◆ GOAL OF THE EXERCISE: Output each line exactly as it appears, skipping any embedded picture.

◆ DATA BLOCK:
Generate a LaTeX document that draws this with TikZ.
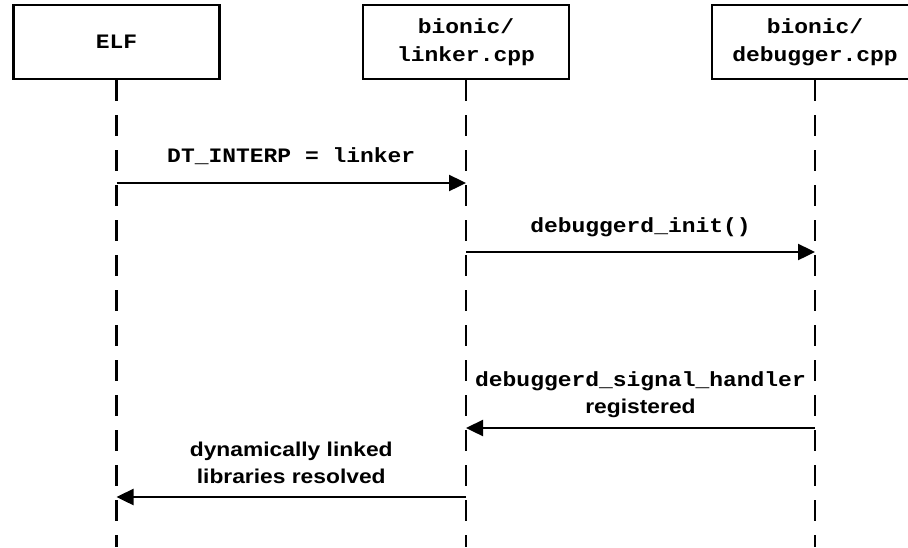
\documentclass[tikz,border=0pt]{standalone}
\usepackage{fontspec}
\usetikzlibrary{arrows.meta}
\newfontfamily\codefont{Liberation Mono}[FakeStretch=1.12]
\newfontfamily\labelfont{Liberation Sans}[FakeStretch=1.14]

\tikzset{
    actor/.style={draw, line width=2.2pt, minimum width=206pt, minimum height=74pt,
        align=center, inner sep=0pt, font=\codefont\bfseries\fontsize{20.5}{28}\selectfont},
    lifeline/.style={line width=2.6pt, dash pattern=on 21pt off 14pt},
    msg/.style={line width=2.4pt, -{Triangle[length=17pt, width=16pt]}},
    code/.style={midway, anchor=base, align=center, inner sep=0pt,
        font=\codefont\bfseries\fontsize{20.5}{27}\selectfont},
    txt/.style={midway, anchor=base, align=center, inner sep=0pt,
        font=\labelfont\bfseries\fontsize{20}{26.6}\selectfont},
}

\begin{document}
\begin{tikzpicture}[x=1pt, y=-1pt]
    \useasboundingbox (0, 0) rectangle (908, 547);

    % Participants
    \node[actor] (elf) at (116.5, 42) {ELF};
    \node[actor] (linker) at (466, 42) {bionic/\\linker.cpp};
    \node[actor] (debugger) at (815, 42) {bionic/\\debugger.cpp};

    % Lifelines
    \draw[lifeline] (elf.south) -- (elf |- 0, 547);
    \draw[lifeline] (linker.south) -- (linker |- 0, 547);
    \draw[lifeline] (debugger.south) -- (debugger |- 0, 547);

    % Messages
    \draw[msg] (elf |- 0, 183) -- node[code, yshift=21pt] {DT\_INTERP = linker} (linker |- 0, 183);
    \draw[msg] (linker |- 0, 252) -- node[code, yshift=20pt] {debuggerd\_init()} (debugger |- 0, 252);
    \draw[msg] (debugger |- 0, 428) -- node[code, yshift=15pt]
        {debuggerd\_signal\_handler\\{\labelfont\fontsize{20}{27}\selectfont registered}} (linker |- 0, 428);
    \draw[msg] (linker |- 0, 497) -- node[txt, yshift=14pt]
        {dynamically linked\\libraries resolved} (elf |- 0, 497);
\end{tikzpicture}
\end{document}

◆ RESULT OF THIS TASK:
Generate a LaTeX document that draws this with TikZ.
\documentclass[tikz,border=0pt]{standalone}
\usepackage{fontspec}
\usetikzlibrary{arrows.meta}
\newfontfamily\codefont{Liberation Mono}[FakeStretch=1.12]
\newfontfamily\labelfont{Liberation Sans}[FakeStretch=1.14]

\tikzset{
    actor/.style={draw, line width=2.2pt, minimum width=206pt, minimum height=74pt,
        align=center, inner sep=0pt, font=\codefont\bfseries\fontsize{20.5}{28}\selectfont},
    lifeline/.style={line width=2.6pt, dash pattern=on 21pt off 14pt},
    msg/.style={line width=2.4pt, -{Triangle[length=17pt, width=16pt]}},
    code/.style={midway, anchor=base, align=center, inner sep=0pt,
        font=\codefont\bfseries\fontsize{20.5}{27}\selectfont},
    txt/.style={midway, anchor=base, align=center, inner sep=0pt,
        font=\labelfont\bfseries\fontsize{20}{26.6}\selectfont},
}

\begin{document}
\begin{tikzpicture}[x=1pt, y=-1pt]
    \useasboundingbox (0, 0) rectangle (908, 547);

    % Participants
    \node[actor] (elf) at (116.5, 42) {ELF};
    \node[actor] (linker) at (466, 42) {bionic/\\linker.cpp};
    \node[actor] (debugger) at (815, 42) {bionic/\\debugger.cpp};

    % Lifelines
    \draw[lifeline] (elf.south) -- (elf |- 0, 547);
    \draw[lifeline] (linker.south) -- (linker |- 0, 547);
    \draw[lifeline] (debugger.south) -- (debugger |- 0, 547);

    % Messages
    \draw[msg] (elf |- 0, 183) -- node[code, yshift=21pt] {DT\_INTERP = linker} (linker |- 0, 183);
    \draw[msg] (linker |- 0, 252) -- node[code, yshift=20pt] {debuggerd\_init()} (debugger |- 0, 252);
    \draw[msg] (debugger |- 0, 428) -- node[code, yshift=15pt]
        {debuggerd\_signal\_handler\\{\labelfont\fontsize{20}{27}\selectfont registered}} (linker |- 0, 428);
    \draw[msg] (linker |- 0, 497) -- node[txt, yshift=14pt]
        {dynamically linked\\libraries resolved} (elf |- 0, 497);
\end{tikzpicture}
\end{document}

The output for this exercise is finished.